Smith finished with 1.5 sacks, he and senior nose tackle Jordan Davis shared a sack on Luke Doty that resulted in a safety, and outside linebacker Adam Anderson recorded another giving him a team-best three for the season.

“They have like 100 5-star football players on their defense,” South Carolina coach Shane Beamer said. “They have a defensive lineman (Davis) that weighs 340 pounds that runs better than everybody on this Zoom call. They’ve got 5-star defensive backs. They’re big, they’re physical and fast. Other than that, they are really freaking good, that is why they have the top defense in the country.”

Georgia scored 14 points off two turnovers. Cornerback Derion Kendrick, a senior transfer from Clemson, recorded his first interception as a Bulldogs and returned it nine yards to the South Carolina 9-yard line to set up one score. Smith caused a fumble on his sack and linebacker Quay Walker recovered it at midfield to set up another Georgia scoring drive.

Give ‘em 6

That said, Georgia’s defenders were having a hard time swallowing giving up their first offensive touchdown of the season. The Bulldogs’ defense actually had outscored opposing offenses 14-3 coming into the game.

Credit: UGA

That changed when Doty hooked up with Josh Vann on a 36-yard touchdown strike with 10:55 remaining in the fourth quarter. Vann, a 5-foot-11, 190-pound senior from Tucker, finished the night with 128 yards on three catches, not counting another 31-yard reception that was nullified by penalty.

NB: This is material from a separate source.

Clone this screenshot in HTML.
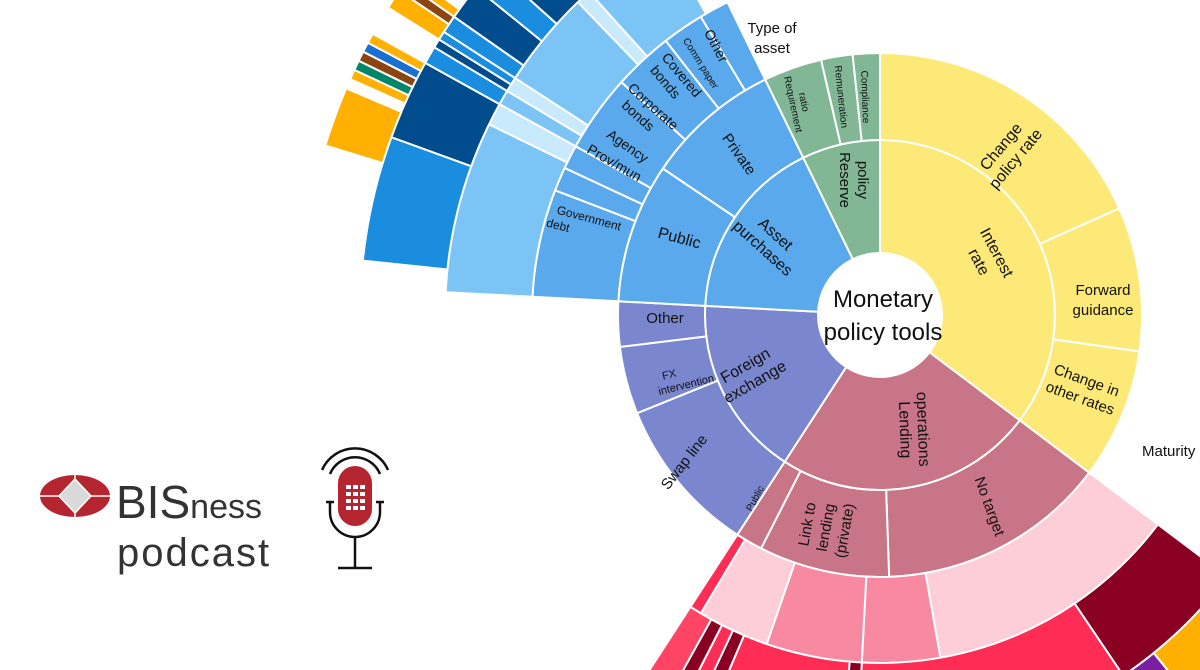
<!DOCTYPE html>
<html><head><meta charset="utf-8"><style>
html,body{margin:0;padding:0;background:#fff;width:1200px;height:670px;overflow:hidden}
svg{display:block;font-family:"Liberation Sans","DejaVu Sans",sans-serif}
</style></head><body>
<svg id="chart" width="1200" height="670" viewBox="0 0 1200 670">
<g id="segs"></g>
<g id="labels" fill="#111">
 <text x="883" y="307" font-size="24" text-anchor="middle">Monetary</text>
 <text x="883" y="340" font-size="24" text-anchor="middle">policy tools</text>
 <text transform="translate(992,255) rotate(62)" font-size="16" text-anchor="middle"><tspan x="0" y="0">Interest</tspan><tspan x="0" y="20">rate</tspan></text>
 <text transform="translate(900,430) rotate(88)" font-size="16" text-anchor="middle"><tspan x="0" y="0">Lending</tspan><tspan x="0" y="-18">operations</tspan></text>
 <text transform="translate(748,370) rotate(-30)" font-size="16" text-anchor="middle"><tspan x="0" y="0">Foreign</tspan><tspan x="0" y="19">exchange</tspan></text>
 <text transform="translate(772,238) rotate(42)" font-size="16" text-anchor="middle"><tspan x="0" y="0">Asset</tspan><tspan x="0" y="19">purchases</tspan></text>
 <text transform="translate(840,180) rotate(90)" font-size="15" text-anchor="middle"><tspan x="0" y="0">Reserve</tspan><tspan x="0" y="-18">policy</tspan></text>
 <text transform="translate(1005,150) rotate(-50)" font-size="16" text-anchor="middle"><tspan x="0" y="0">Change</tspan><tspan x="0" y="19">policy rate</tspan></text>
 <text x="1103" y="295" font-size="15" text-anchor="middle">Forward</text>
 <text x="1103" y="315" font-size="15" text-anchor="middle">guidance</text>
 <text transform="translate(1085,385) rotate(20)" font-size="15" text-anchor="middle"><tspan x="0" y="0">Change in</tspan><tspan x="0" y="19">other rates</tspan></text>
 <text transform="translate(985,508) rotate(70)" font-size="15" text-anchor="middle">No target</text>
 <text transform="translate(812,525) rotate(-80)" font-size="15" text-anchor="middle"><tspan x="0" y="0">Link to</tspan><tspan x="0" y="19">lending</tspan><tspan x="0" y="38">(private)</tspan></text>
 <text transform="translate(758,500) rotate(-62)" font-size="10" text-anchor="middle">Public</text>
 <text transform="translate(688,465) rotate(-52)" font-size="15" text-anchor="middle">Swap line</text>
 <text transform="translate(670,378) rotate(-14)" font-size="11" text-anchor="middle"><tspan x="0" y="0">FX</tspan><tspan x="14" y="14">intervention</tspan></text>
 <text x="665" y="323" font-size="15" text-anchor="middle">Other</text>
 <text transform="translate(678,243) rotate(15)" font-size="16" text-anchor="middle">Public</text>
 <text transform="translate(735,157) rotate(55)" font-size="15" text-anchor="middle">Private</text>
 <text transform="translate(588,222) rotate(15)" font-size="12" text-anchor="middle"><tspan x="0" y="0">Government</tspan><tspan x="-28" y="15">debt</tspan></text>
 <text transform="translate(612,167) rotate(30)" font-size="14" text-anchor="middle">Prov/mun</text>
 <text transform="translate(625,150) rotate(35)" font-size="14" text-anchor="middle">Agency</text>
 <text transform="translate(650,110) rotate(42)" font-size="14" text-anchor="middle"><tspan x="0" y="0">Corporate</tspan><tspan x="-5" y="17">bonds</tspan></text>
 <text transform="translate(678,78) rotate(50)" font-size="14" text-anchor="middle"><tspan x="0" y="0">Covered</tspan><tspan x="-5" y="17">bonds</tspan></text>
 <text transform="translate(698,65) rotate(58)" font-size="10" text-anchor="middle">Comm paper</text>
 <text transform="translate(712,48) rotate(62)" font-size="14" text-anchor="middle">Other</text>
 <text transform="translate(790,105) rotate(78)" font-size="10" text-anchor="middle"><tspan x="0" y="0">Requirement</tspan><tspan x="0" y="-11">ratio</tspan></text>
 <text transform="translate(838,97) rotate(84)" font-size="10" text-anchor="middle">Remuneration</text>
 <text transform="translate(862,97) rotate(88)" font-size="10" text-anchor="middle">Compliance</text>
 <text x="772" y="33" font-size="15" text-anchor="middle">Type of</text>
 <text x="772" y="53" font-size="15" text-anchor="middle">asset</text>
 <text x="1142" y="456" font-size="15">Maturity</text>
</g>
<g id="logo">
 <ellipse cx="75" cy="496" rx="35" ry="21" fill="#b5252f"/>
 <line x1="40" y1="496" x2="110" y2="496" stroke="#fff" stroke-width="1.5"/>
 <line x1="75" y1="475" x2="75" y2="517" stroke="#fff" stroke-width="1.5"/>
 <polygon points="75,479 91,496 75,513 59,496" fill="#d9d9d9" stroke="#fff" stroke-width="1.5"/>
 <text x="116" y="518" font-size="46" fill="#333">BIS<tspan font-size="34">ness</tspan></text>
 <text x="117" y="566" font-size="40" fill="#333" letter-spacing="2">podcast</text>
 <g fill="none" stroke="#111" stroke-width="2.5">
  <rect x="338" y="466" width="34" height="60" rx="17" fill="#b5252f" stroke="none"/>
  <path d="M330 474 A27 27 0 0 1 380 474"/>
  <path d="M322 470 A36 36 0 0 1 388 470"/>
  <path d="M330 502 v10 a25 25 0 0 0 50 0 v-10"/>
  <line x1="326" y1="502" x2="334" y2="502"/><line x1="376" y1="502" x2="384" y2="502"/>
  <line x1="355" y1="537" x2="355" y2="568"/><line x1="338" y1="568" x2="372" y2="568"/>
 </g>
 <g fill="#fff"><rect x="346" y="485" width="5" height="4"/><rect x="353" y="485" width="5" height="4"/><rect x="360" y="485" width="5" height="4"/>
 <rect x="346" y="492" width="5" height="4"/><rect x="353" y="492" width="5" height="4"/><rect x="360" y="492" width="5" height="4"/>
 <rect x="346" y="499" width="5" height="4"/><rect x="353" y="499" width="5" height="4"/><rect x="360" y="499" width="5" height="4"/>
 <rect x="346" y="506" width="5" height="4"/><rect x="353" y="506" width="5" height="4"/><rect x="360" y="506" width="5" height="4"/></g>
</g>
</svg>
<script>
// segment sizes in degrees of the full circle (clockwise from top); null colour = gap
const ring1Names = ["interest-rate","lending-operations","foreign-exchange","asset-purchases","reserve-policy"];
const ring1Values = [127,86,60,61,26];
const ring1Colors = ["#fde977","#c87588","#7a87cf","#5aa9ec","#82b796"];
const ring2Names = ["change-policy-rate","forward-guidance","change-other-rates","no-target","link-to-lending","public-lending","swap-line","fx-intervention","other-fx","public-assets","private-assets","requirement-ratio","remuneration","compliance"];
const ring2Values = [66,32,29,51,29,6,35,15,10,31,30,13,7,6];
const ring2Colors = ["#fde977","#fde977","#fde977","#c87588","#c87588","#c87588","#7a87cf","#7a87cf","#7a87cf","#5aa9ec","#5aa9ec","#82b796","#82b796","#82b796"];
const ring3Values = [127,43,13,16,12,2,60,18,4,4,13,10,7,5,26];
const ring3Colors = [null,"#fdcdd8","#f78aa0","#f78aa0","#fdcdd8","#ff2c55",null,"#5aa9ec","#5aa9ec","#5aa9ec","#5aa9ec","#5aa9ec","#5aa9ec","#5aa9ec",null];
const ring4Values = [127,19,37,2,18,2,2,2,4,60,23,3,2,2,13,2,12,30];
const ring4Colors = [null,"#8a0022","#ff2c55","#8a0022","#ff2c55","#8a0022","#ff2c55","#8a0022","#ff4466",null,"#7dc4f6","#c9e9fd","#7dc4f6","#c9e9fd","#7dc4f6","#c9e9fd","#7dc4f6",null];
const ring5Values = [127,14,4,3,128,14,9,2,1,1,2,4,3,7,4,37];
const ring5Colors = [null,"#ffb000","#7a1fa2",null,null,"#1a8ddf","#004c8c","#1a8ddf","#004c8c","#1a8ddf","#1a8ddf","#004c8c","#1a8ddf","#004c8c","#1a8ddf",null];
const ring6Values = [287,6,1,1,1,1,1,1,3,2,1,1,55];
const ring6Colors = [null,"#ffb000",null,"#ffb000","#00876a","#8b4513","#1a6fd0","#ffb000",null,"#ffb000","#8b4513","#ffb000",null];

const cx=880, cy=315;
const radii=[[62,175],[175,262],[262,348],[348,435],[435,520],[520,580]];
function px(r,a){const t=a*Math.PI/180;return [cx+r*Math.sin(t),cy-r*Math.cos(t)];}
function arc(r0,r1,a0,a1){
  const large=(a1-a0)>180?1:0;
  const p0=px(r1,a0),p1=px(r1,a1),p2=px(r0,a1),p3=px(r0,a0);
  return `M${p0[0]} ${p0[1]} A${r1} ${r1} 0 ${large} 1 ${p1[0]} ${p1[1]} L${p2[0]} ${p2[1]} A${r0} ${r0} 0 ${large} 0 ${p3[0]} ${p3[1]}Z`;
}
const g=document.getElementById('segs');
function drawRing(idx,vals,cols,names){
  let a=0;
  vals.forEach((v,i)=>{
    const c=cols[i];
    if(c){
      const p=document.createElementNS('http://www.w3.org/2000/svg','path');
      p.setAttribute('d',arc(radii[idx][0],radii[idx][1],a,a+v));
      p.setAttribute('fill',c);p.setAttribute('stroke','#fff');p.setAttribute('stroke-width','2');
      
      
      g.appendChild(p);
    }
    a+=v;
  });
}
drawRing(0,ring1Values,ring1Colors,ring1Names);
drawRing(1,ring2Values,ring2Colors,ring2Names);
drawRing(2,ring3Values,ring3Colors);
drawRing(3,ring4Values,ring4Colors);
drawRing(4,ring5Values,ring5Colors);
drawRing(5,ring6Values,ring6Colors);
</script>
</body></html>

“Of course that upsets us,” Smith said of giving up a score. “The standard is the standard. It doesn’t mean the first quarter or the second quarter or the fourth quarter. We don’t want anybody in our end zone ever in any game.”

Said Kirby Smart: “Josh had a good night, but we’re going to face guys like that every week in the SEC.”

Third-and-JT

Georgia was pretty much lights out on third down Saturday night, most of that due to the excellent work of quarterback JT Daniels. In his first start after missing one game with injury, the 6-3, 210-pound junior was a remarkable 9-for-11 on third-down conversions during the game. The Bulldogs were 9-of-12 for the game.

On a 90-yard scoring drive in the second quarter, Daniels converted third downs three times.

“I definitely did my job, but it has to be 11 players executing for that to happen,” said Daniels, who finished with 303 yards on 23-of-31 passing with three touchdowns and an interception. “It’s definitely toughest on third down when there’s a certain yardage you need. But it’s just a matter of everybody doing their job.”

“Impressive,” Smart said when he first heard the stat. “When you’re efficient on third down, you’re hard to beat. And it can be extremely frustrating for the defense.”

Georgia had 466 yards on 66 plays, a stout 7.4 yards per snap.

J-Pod back on track

It won’t go down as a long, crucial kick, but Smart saw it as an important one for Jack Podlesny.

The junior place-kicker, a former walk-on was placed on scholarship after last season, made a 36-yard field goal as time expired in the first half. And it seemed pretty important at the time. Georgia had just zipped down the field in the final 19 seconds of the first half following a safety that made it 23-6. Podlesny had missed his last two kicks from a similar distance, 36 yards against Clemson and 32 against UAB.

This one split the uprights as the halftime horn sounded.

“Pod is a great kicker and it was great to get him back on track at the end of the first half,” Smart said.

It was a good day for Georgia’s special teams. Punter Jake Camarda averaged 51.7 yards on three punts, one of which Ameer Speed downed at the 1-yard line. That led to a safety on the next play.

Run game report

While it won’t exactly resurrect Georgia’s reputation as RBU, but the Bulldogs were better on the ground than it has been this year. They recorded 184 yards rushing on 31 carries, an average of 5.9 yards per attempt.

Sophomore Kendall Milton led the way with 66 yards on 10 carries, Zamir White added 51 and touchdown and James Cook had 51 yards on only four carries. Cook scored on a 23-yard run and also had 4-yard TD reception to go with a total of four catches for 20 yards.

“It’s not taking what the they’re giving,” Smart said of throwing for considerably more yards than rushing this season. “I think we’re just throwing the ball better right now. We weren’t bad running the ball. But if we’re going to be an elite team, we’ve got to be good at both.”